What is this top-down or bottom-up process?

Top down attention is conscious, willful decisions about what we select for. For example, when we choose to listen to what the professor is saying in lecture or reading the text message from a friend on the phone.

Bottom up attention is automatic or reflexive selection responses outside of conscious control. Recall the Threat Response I’ve talked about in “How Visual Information Triggers Emotion“, bottom up attention works similarly. Bottom up attention works by operating outside of conscious control and facilitates survival.

The bottom-up attention is affected by what grabs our attention even if we try to avoid it. Research shows that “Pain, Flashing or moving objects, or threatening things” are most likely to activate bottom-up. Pain such as stepping on a sharp rock at a beach, moving objects such as a car in the street, and threatening objects such as a snake in the park.

What affects selection?

Knowledge and expectancy. Knowledge such as the unique design of a soccer ball might draw attention to the ball as well as what is going on in a picture of soccer such as “this“. Knowledge affects what we attend to.

Expectancy, being aware of what we want to see, grabs attention when there is a surprise.
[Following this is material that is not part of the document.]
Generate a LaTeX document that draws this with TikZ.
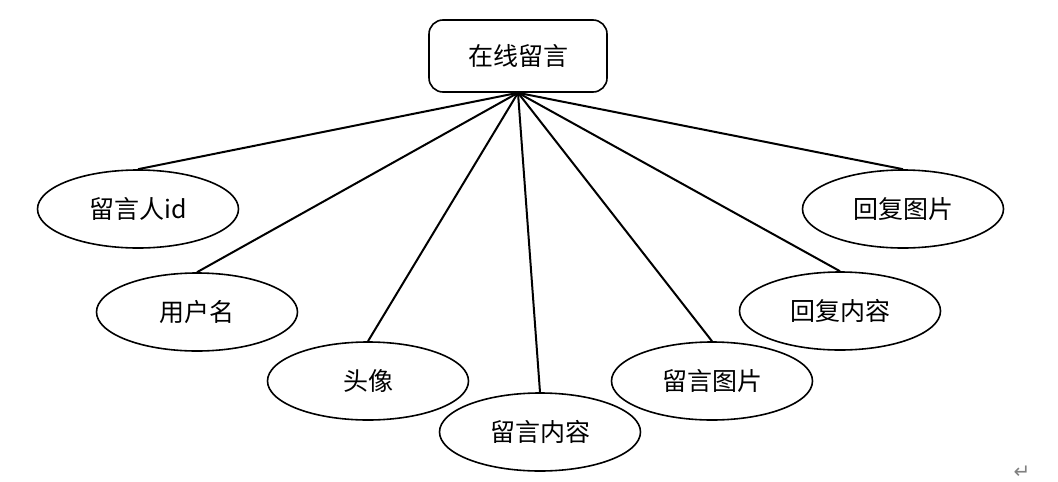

For instance when looking at the moon over the ocean picture of this post, one notices that there is something unusual about it. That is we don’t expect to see something like that, but because we do, it captivates attention to try and figure out what is going on.

In summary, attention is the cognitive process by which we select information in the external or internal world that we choose to attend to. The basic model holds that selection affects thoughts, perceptions and maybe behaviors. The top-down attention concerns information that are willfully selected for whereas bottom-up is automatic or reflexive for information that concerns survival. Knowledge and expectancy affects attention by controlling what we choose to pay attention to and hence controls selection.